Materials provided

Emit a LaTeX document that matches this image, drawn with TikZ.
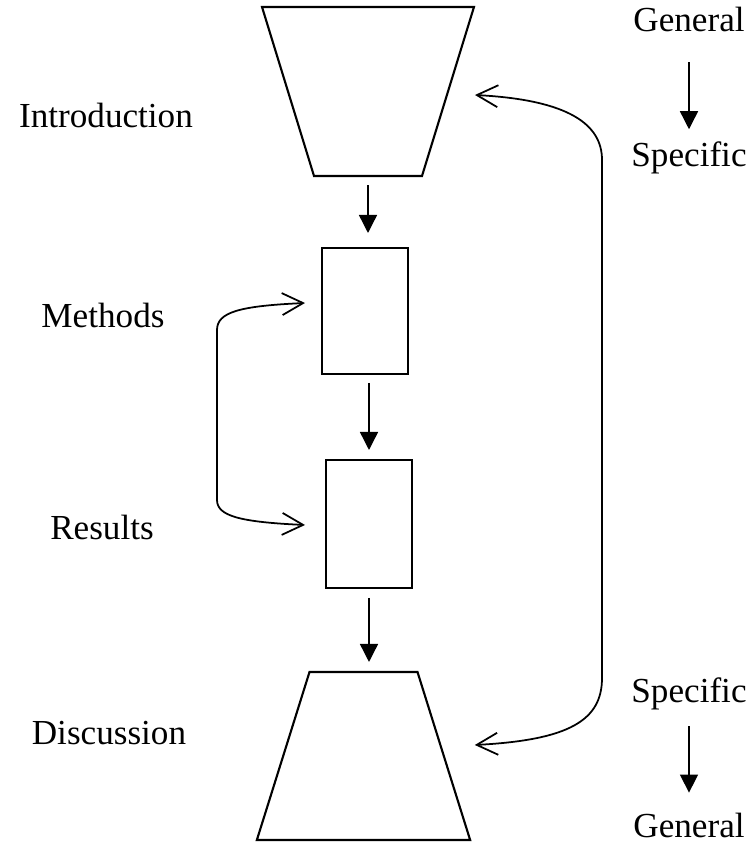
\documentclass[tikz,border=0pt]{standalone}
\usepackage{fontspec}
\setmainfont{Liberation Serif}
\usetikzlibrary{shapes.geometric,arrows.meta}
\tikzstyle{trap}=[trapezium, draw, inner xsep=1.08cm, minimum size=0pt,
                outer sep=0, line width=1.2pt]
\tikzstyle{blk}=[rectangle, draw, minimum width=1.72cm, inner sep=0,
                outer sep=0, line width=1.2pt]
\tikzstyle{lbl}=[inner sep=0, outer sep=0, font=\fontsize{20pt}{24pt}\selectfont]
\tikzstyle{flow}=[-{Triangle[width=0.36cm,length=0.36cm]}, line width=0.8pt]
\tikzstyle{bkt}=[{Straight Barb[length=0.42cm,width=0.44cm]}-{Straight Barb[length=0.42cm,width=0.44cm]},
                line width=1pt]

\begin{document}
\begin{tikzpicture}
\path[use as bounding box] (0,0) rectangle (14.98,16.86);
% the four parts of the paper
\node[trap, trapezium angle=72.9, shape border rotate=180, inner ysep=1.69cm] (intro) at (7.36,15.03) {};
\node[blk, minimum height=2.52cm] (meth) at (7.30,10.64) {};
\node[blk, minimum height=2.56cm] (res) at (7.38,6.38) {};
\node[trap, trapezium angle=72.6, inner ysep=1.68cm] (disc) at (7.27,1.74) {};
% names on the left
\node[lbl, anchor=base] (lintro) at (2.12,14.30) {Introduction};
\node[lbl, anchor=base] (lmeth) at (2.06,10.30) {Methods};
\node[lbl, anchor=base] (lres) at (2.04,6.06) {Results};
\node[lbl, anchor=base] (ldisc) at (2.18,1.96) {Discussion};
% general / specific on the right
\node[lbl, anchor=base] (gen1) at (13.78,16.22) {General};
\node[lbl, anchor=base] (spec1) at (13.78,13.52) {Specific};
\node[lbl, anchor=base] (spec2) at (13.78,2.80) {Specific};
\node[lbl, anchor=base] (gen2) at (13.78,0.10) {General};
\path[flow]
  (intro.south) edge[shorten <=0.18cm, shorten >=0.3cm] (intro.south |- meth.north)
  (meth.south -| res.north) edge[shorten <=0.18cm, shorten >=0.2cm] (res.north)
  (res.south) edge[shorten <=0.2cm, shorten >=0.2cm] (res.south |- disc.north)
  (gen1) edge[shorten <=0.6cm, shorten >=0.26cm] (spec1)
  (spec2) edge[shorten <=0.32cm, shorten >=0.42cm] (gen2);
%\draw (meth.west) -- (res.west);
\draw[bkt] ([shift={(-0.34,0.16)}]meth.west) .. controls +(-1.3,-0.06) and +(0,0.36) .. (4.34,10.26)
  -- (4.34,6.86) .. controls +(0,-0.32) and +(-1.3,0.06) .. ([shift={(-0.42,-0.02)}]res.west);
\draw[bkt] ([shift={(0.54,-0.07)}]intro.east) .. controls +(1.9,-0.1) and +(0,0.7) .. (12.04,13.66)
  -- (12.04,3.30) .. controls +(0,-0.84) and +(1.9,0.1) .. ([shift={(0.62,0.22)}]disc.east);
\end{tikzpicture}
\end{document}
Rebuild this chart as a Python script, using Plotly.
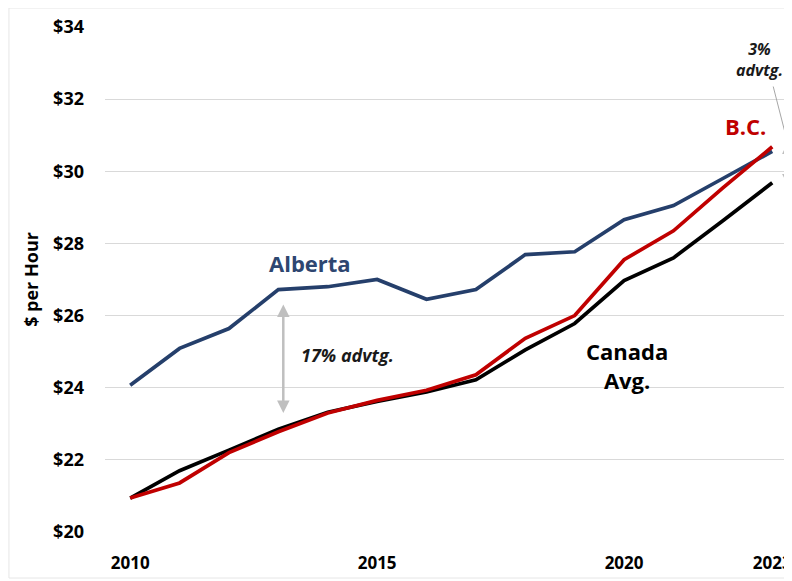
import plotly.graph_objects as go

years = list(range(2010, 2024))
alberta = [24.07, 25.09, 25.64, 26.72, 26.80, 27.00, 26.45, 26.72, 27.69, 27.77, 28.66, 29.05, 29.80, 30.55]
bc = [20.94, 21.36, 22.20, 22.78, 23.30, 23.65, 23.93, 24.36, 25.37, 26.00, 27.55, 28.35, 29.54, 30.68]
canada = [20.94, 21.70, 22.27, 22.85, 23.32, 23.62, 23.88, 24.22, 25.05, 25.78, 26.97, 27.60, 28.63, 29.68]
y_ticks = [20, 22, 24, 26, 28, 30, 32, 34]
y_tick_labels = ["$20", "$22", "$24", "$26", "$28", "$30", "$32", "$34"]
x_ticks = [2010, 2015, 2020, 2023]

FONT = "Open Sans"
fig = go.Figure()
fig.add_trace(go.Scatter(x=years, y=alberta, mode="lines", name="Alberta",
                         line=dict(color="#253f6b", width=3.7)))
fig.add_trace(go.Scatter(x=years, y=canada, mode="lines", name="Canada Avg.",
                         line=dict(color="#000000", width=3.7)))
fig.add_trace(go.Scatter(x=years, y=bc, mode="lines", name="B.C.",
                         line=dict(color="#c00000", width=3.7)))

annotations = [
    dict(x=2013.65, y=27.47, text="<b>Alberta</b>", showarrow=False,
         font=dict(family=FONT, size=22, color="#2e4670")),
    dict(x=2014.4, y=24.92, text="<b><i>17% advtg.</i></b>", showarrow=False,
         font=dict(family=FONT, size=18, color="#1a1a1a")),
    dict(x=2020.06, y=24.62, text="<b>Canada<br>Avg.</b>", showarrow=False,
         font=dict(family=FONT, size=22, color="#000000")),
    dict(x=2022.45, y=31.26, text="<b>B.C.</b>", showarrow=False,
         font=dict(family=FONT, size=22, color="#c00000")),
    dict(x=2022.75, y=33.1, text="<b><i>3%<br>advtg.</i></b>", showarrow=False,
         font=dict(family=FONT, size=16, color="#1a1a1a")),
    # 17% double arrow
    dict(x=2013.1, y=23.3, ax=2013.1, ay=26.35, xref="x", yref="y", axref="x", ayref="y",
         text="", showarrow=True, arrowhead=2, startarrowhead=2, arrowside="end+start",
         arrowwidth=2.5, arrowcolor="#bfbfbf", arrowsize=1),
    # 3% double arrow
    dict(x=2023.3, y=29.65, ax=2023.3, ay=30.8, xref="x", yref="y", axref="x", ayref="y",
         text="", showarrow=True, arrowhead=2, startarrowhead=2, arrowside="end+start",
         arrowwidth=2, arrowcolor="#bfbfbf", arrowsize=1),
]

shapes = [
    dict(type="line", xref="x", yref="y", x0=2023.02, y0=32.35, x1=2023.3, y1=30.85,
         line=dict(color="#a6a6a6", width=1)),
    dict(type="rect", xref="paper", yref="paper", x0=-0.1398, y0=-0.0911, x1=1.02, y1=1.0376,
         line=dict(color="#e6e6e6", width=1), layer="below"),
]

fig.update_layout(
    width=784, height=573,
    margin=dict(l=97, r=0, t=19, b=49),
    paper_bgcolor="white", plot_bgcolor="white",
    showlegend=False,
    annotations=annotations,
    shapes=shapes,
    font=dict(family=FONT, color="#000000"),
    xaxis=dict(range=[2009.49, 2023.4], tickvals=x_ticks,
               ticktext=[f"<b>{v}</b>" for v in x_ticks],
               tickfont=dict(family=FONT, size=17, color="#000000"),
               showgrid=False, zeroline=False, showline=False, ticks="",
               ticklabelstandoff=19, automargin=False),
    yaxis=dict(range=[20, 34], tickvals=y_ticks, ticktext=[f"<b>{t}</b>" for t in y_tick_labels],
               tickfont=dict(family=FONT, size=18, color="#000000"),
               showgrid=True, gridcolor="#d9d9d9", gridwidth=1, zeroline=False,
               showline=False, ticks="", ticklabelstandoff=20, automargin=False,
               title=dict(text="<b>$ per Hour</b>", font=dict(family=FONT, size=18, color="#000000"),
                          standoff=9)),
)
fig.write_html("out.html")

Given instruction
Every line is to be duplicated exactly, though pictures stay out.

Answer to this exercise
Emit a LaTeX document that matches this image, drawn with TikZ.
\documentclass[tikz,border=0pt]{standalone}
\usepackage{fontspec}
\setmainfont{Liberation Serif}
\usetikzlibrary{shapes.geometric,arrows.meta}
\tikzstyle{trap}=[trapezium, draw, inner xsep=1.08cm, minimum size=0pt,
                outer sep=0, line width=1.2pt]
\tikzstyle{blk}=[rectangle, draw, minimum width=1.72cm, inner sep=0,
                outer sep=0, line width=1.2pt]
\tikzstyle{lbl}=[inner sep=0, outer sep=0, font=\fontsize{20pt}{24pt}\selectfont]
\tikzstyle{flow}=[-{Triangle[width=0.36cm,length=0.36cm]}, line width=0.8pt]
\tikzstyle{bkt}=[{Straight Barb[length=0.42cm,width=0.44cm]}-{Straight Barb[length=0.42cm,width=0.44cm]},
                line width=1pt]

\begin{document}
\begin{tikzpicture}
\path[use as bounding box] (0,0) rectangle (14.98,16.86);
% the four parts of the paper
\node[trap, trapezium angle=72.9, shape border rotate=180, inner ysep=1.69cm] (intro) at (7.36,15.03) {};
\node[blk, minimum height=2.52cm] (meth) at (7.30,10.64) {};
\node[blk, minimum height=2.56cm] (res) at (7.38,6.38) {};
\node[trap, trapezium angle=72.6, inner ysep=1.68cm] (disc) at (7.27,1.74) {};
% names on the left
\node[lbl, anchor=base] (lintro) at (2.12,14.30) {Introduction};
\node[lbl, anchor=base] (lmeth) at (2.06,10.30) {Methods};
\node[lbl, anchor=base] (lres) at (2.04,6.06) {Results};
\node[lbl, anchor=base] (ldisc) at (2.18,1.96) {Discussion};
% general / specific on the right
\node[lbl, anchor=base] (gen1) at (13.78,16.22) {General};
\node[lbl, anchor=base] (spec1) at (13.78,13.52) {Specific};
\node[lbl, anchor=base] (spec2) at (13.78,2.80) {Specific};
\node[lbl, anchor=base] (gen2) at (13.78,0.10) {General};
\path[flow]
  (intro.south) edge[shorten <=0.18cm, shorten >=0.3cm] (intro.south |- meth.north)
  (meth.south -| res.north) edge[shorten <=0.18cm, shorten >=0.2cm] (res.north)
  (res.south) edge[shorten <=0.2cm, shorten >=0.2cm] (res.south |- disc.north)
  (gen1) edge[shorten <=0.6cm, shorten >=0.26cm] (spec1)
  (spec2) edge[shorten <=0.32cm, shorten >=0.42cm] (gen2);
%\draw (meth.west) -- (res.west);
\draw[bkt] ([shift={(-0.34,0.16)}]meth.west) .. controls +(-1.3,-0.06) and +(0,0.36) .. (4.34,10.26)
  -- (4.34,6.86) .. controls +(0,-0.32) and +(-1.3,0.06) .. ([shift={(-0.42,-0.02)}]res.west);
\draw[bkt] ([shift={(0.54,-0.07)}]intro.east) .. controls +(1.9,-0.1) and +(0,0.7) .. (12.04,13.66)
  -- (12.04,3.30) .. controls +(0,-0.84) and +(1.9,0.1) .. ([shift={(0.62,0.22)}]disc.east);
\end{tikzpicture}
\end{document}
Rebuild this chart as a Python script, using Plotly.
import plotly.graph_objects as go

years = list(range(2010, 2024))
alberta = [24.07, 25.09, 25.64, 26.72, 26.80, 27.00, 26.45, 26.72, 27.69, 27.77, 28.66, 29.05, 29.80, 30.55]
bc = [20.94, 21.36, 22.20, 22.78, 23.30, 23.65, 23.93, 24.36, 25.37, 26.00, 27.55, 28.35, 29.54, 30.68]
canada = [20.94, 21.70, 22.27, 22.85, 23.32, 23.62, 23.88, 24.22, 25.05, 25.78, 26.97, 27.60, 28.63, 29.68]
y_ticks = [20, 22, 24, 26, 28, 30, 32, 34]
y_tick_labels = ["$20", "$22", "$24", "$26", "$28", "$30", "$32", "$34"]
x_ticks = [2010, 2015, 2020, 2023]

FONT = "Open Sans"
fig = go.Figure()
fig.add_trace(go.Scatter(x=years, y=alberta, mode="lines", name="Alberta",
                         line=dict(color="#253f6b", width=3.7)))
fig.add_trace(go.Scatter(x=years, y=canada, mode="lines", name="Canada Avg.",
                         line=dict(color="#000000", width=3.7)))
fig.add_trace(go.Scatter(x=years, y=bc, mode="lines", name="B.C.",
                         line=dict(color="#c00000", width=3.7)))

annotations = [
    dict(x=2013.65, y=27.47, text="<b>Alberta</b>", showarrow=False,
         font=dict(family=FONT, size=22, color="#2e4670")),
    dict(x=2014.4, y=24.92, text="<b><i>17% advtg.</i></b>", showarrow=False,
         font=dict(family=FONT, size=18, color="#1a1a1a")),
    dict(x=2020.06, y=24.62, text="<b>Canada<br>Avg.</b>", showarrow=False,
         font=dict(family=FONT, size=22, color="#000000")),
    dict(x=2022.45, y=31.26, text="<b>B.C.</b>", showarrow=False,
         font=dict(family=FONT, size=22, color="#c00000")),
    dict(x=2022.75, y=33.1, text="<b><i>3%<br>advtg.</i></b>", showarrow=False,
         font=dict(family=FONT, size=16, color="#1a1a1a")),
    # 17% double arrow
    dict(x=2013.1, y=23.3, ax=2013.1, ay=26.35, xref="x", yref="y", axref="x", ayref="y",
         text="", showarrow=True, arrowhead=2, startarrowhead=2, arrowside="end+start",
         arrowwidth=2.5, arrowcolor="#bfbfbf", arrowsize=1),
    # 3% double arrow
    dict(x=2023.3, y=29.65, ax=2023.3, ay=30.8, xref="x", yref="y", axref="x", ayref="y",
         text="", showarrow=True, arrowhead=2, startarrowhead=2, arrowside="end+start",
         arrowwidth=2, arrowcolor="#bfbfbf", arrowsize=1),
]

shapes = [
    dict(type="line", xref="x", yref="y", x0=2023.02, y0=32.35, x1=2023.3, y1=30.85,
         line=dict(color="#a6a6a6", width=1)),
    dict(type="rect", xref="paper", yref="paper", x0=-0.1398, y0=-0.0911, x1=1.02, y1=1.0376,
         line=dict(color="#e6e6e6", width=1), layer="below"),
]

fig.update_layout(
    width=784, height=573,
    margin=dict(l=97, r=0, t=19, b=49),
    paper_bgcolor="white", plot_bgcolor="white",
    showlegend=False,
    annotations=annotations,
    shapes=shapes,
    font=dict(family=FONT, color="#000000"),
    xaxis=dict(range=[2009.49, 2023.4], tickvals=x_ticks,
               ticktext=[f"<b>{v}</b>" for v in x_ticks],
               tickfont=dict(family=FONT, size=17, color="#000000"),
               showgrid=False, zeroline=False, showline=False, ticks="",
               ticklabelstandoff=19, automargin=False),
    yaxis=dict(range=[20, 34], tickvals=y_ticks, ticktext=[f"<b>{t}</b>" for t in y_tick_labels],
               tickfont=dict(family=FONT, size=18, color="#000000"),
               showgrid=True, gridcolor="#d9d9d9", gridwidth=1, zeroline=False,
               showline=False, ticks="", ticklabelstandoff=20, automargin=False,
               title=dict(text="<b>$ per Hour</b>", font=dict(family=FONT, size=18, color="#000000"),
                          standoff=9)),
)
fig.write_html("out.html")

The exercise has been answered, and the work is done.